Zu Bosniens größtem Massengrab ist der Fluss Drina geworden. Nicht nur in Visegrad, sondern in fast allen bosnischen Städten und Dörfern entlang des Flusses wurden zahlreiche Massaker begangen und die Leichen in die Drina geworfen. Ihre Überreste wurden vom Fluss fortgetragen. Von Hydrozentralen oder Fabrikturbinen erfasst werden sie wahrscheinlich niemals gefunden werden. In Visegrad selbst, Schauplatz des Hauptwerkes des Nobelpreisträgers Ivo Andric ("Die Brücke über die Drina - Eine Visegrader Chronik") wurden hunderte muslimische Zivilisten ausgerechnet an dieser weltbekannten Brücke "Mehmed Pasa Sokolovic" hingerichtet. Auch diese Opfer wurden in den Fluss geworfen.

 

Erst im vergangenen Jahr wurden in Visegrad 152 von 202 Exhumierten auf einem dafür extra geschaffenen Gedenkfriedhof beerdigt. Nur 21 von ihnen wurden identifiziert.
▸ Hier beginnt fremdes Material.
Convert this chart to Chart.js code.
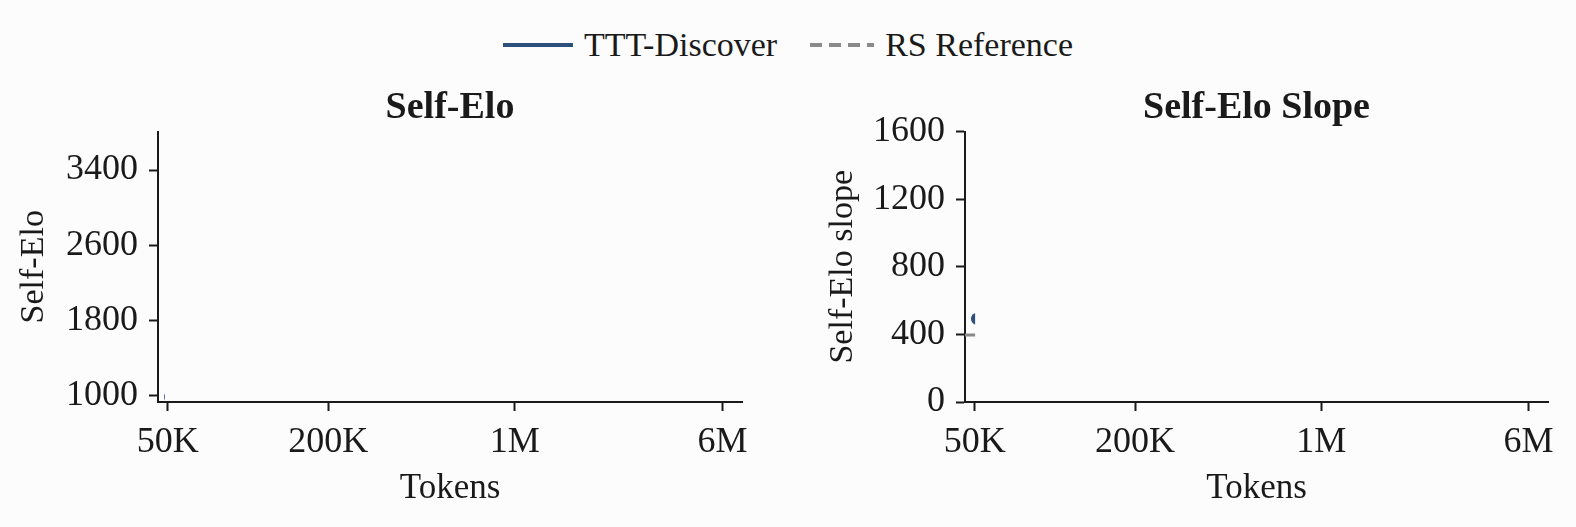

Auf den Grabsteinen der Übrigen steht noch immer nur ein N.N. (unbekannt). Ein weiteres Massengrab mit den Gebeinen von 133 Ermordeten wurde im Dorf Slap bei Zepa gefunden. Die vier Jahre von serbischen Truppen eingeschlossenen Einwohner dieser in einem Canyon an der Drina gelegenen Gemeinde hatten die Leichen aus dem Fluss bergen und vorläufig beerdigen können. Zepa war wie Srebrenica für vier Jahre eine eingeschlossene Enklave und zuletzt eine der sogenannten UN-Schutzzonen.